A US government watchdog investigation into the “emergency” sale of more than $8bn in weapons to Saudi Arabia and its Gulf allies has found the state department failed to “fully assess” or mitigate the risk of civilian casualties in Yemen.
The report by the state department’s Office of Inspector General (OIG) found that Mike Pompeo had acted within the law in May 2019 by authorizing the sales of bombs and other arms through an emergency declaration, bypassing congressional opposition.
But the report noted that the relevant law, the Arms Export Control Act (AECA), gives the executive the right to define what constitutes an “emergency”, so the investigators did not look into whether the declaration was justified, “nor did OIG make any assessment of the policy decisions underlying the arms transfers and the associated emergency”.
State department officials took the unusual step of briefing the press the day before the report was issued, portraying it as a vindication of Pompeo and the arms sales to Saudi Arabia and the United Arab Emirates. They also claimed the overall conclusion was not affected by Donald Trump’s dismissal, at Pompeo’s urging, of the inspector general who launched the inquiry, Stephen Linick.
Linick had also opened investigations of Pompeo’s use of state department resources for personal errands. He was succeeded in May by a veteran diplomat, Stephen Akard, who abruptly announced his own resignation, last week.
The report found that the “OIG found the Department did not fully assess risks and implement mitigation measures to reduce civilian casualties and legal concerns associated with the transfer of PGM’s [precision guided munitions] included in the Secretary’s May 2019 emergency certification”.
The report also found that the state department had been selling PGM’s in component parts, so that each individual transfer fell below the threshold requiring congressional approval. There were “4,221 below-threshold arms transfers involving Saudi Arabia and the United Arab Emirates, with an estimated total value of $11.2bn since January 2017,” the OIG said.
Pompeo had presented the emergency sales as being essential to contain Iranian “malign activity” through support of Houthis in Yemen. However the OIG found that most of the arms sales had not taken place by January 2020, in about half the cases because the receiving country had either rejected the sale or had yet to sign a letter of acceptance.
In response, R Clarke Cooper, the assistant secretary for political-military affairs, said more of the emergency sales had gone through since the beginning of the year.

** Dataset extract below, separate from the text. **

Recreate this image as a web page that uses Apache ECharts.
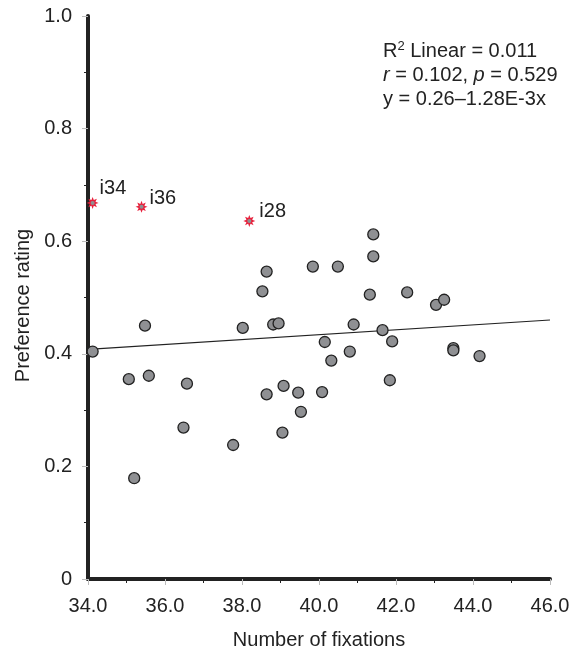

The UK defense ministry disclosed in May it had logged more than 500 Saudi air raids in possible breach of international law in Yemen.
William Hartung, the director of the arms and security program at the Center for International Policy, said the OIG had dodged its responsibility by not ruling on the legality of Pompeo’s emergency declaration.
“If the OIG is to be believed, when it comes to arms sales the president can ultimately do what he wants when he wants to – a position that violates the spirit and letter of current law,” Hartung said. “All in all a disgraceful abuse of executive authority that calls for a strong congressional response, including more rigorous legal strictures on the executive branch’s powers to approve and evaluate arms sales.”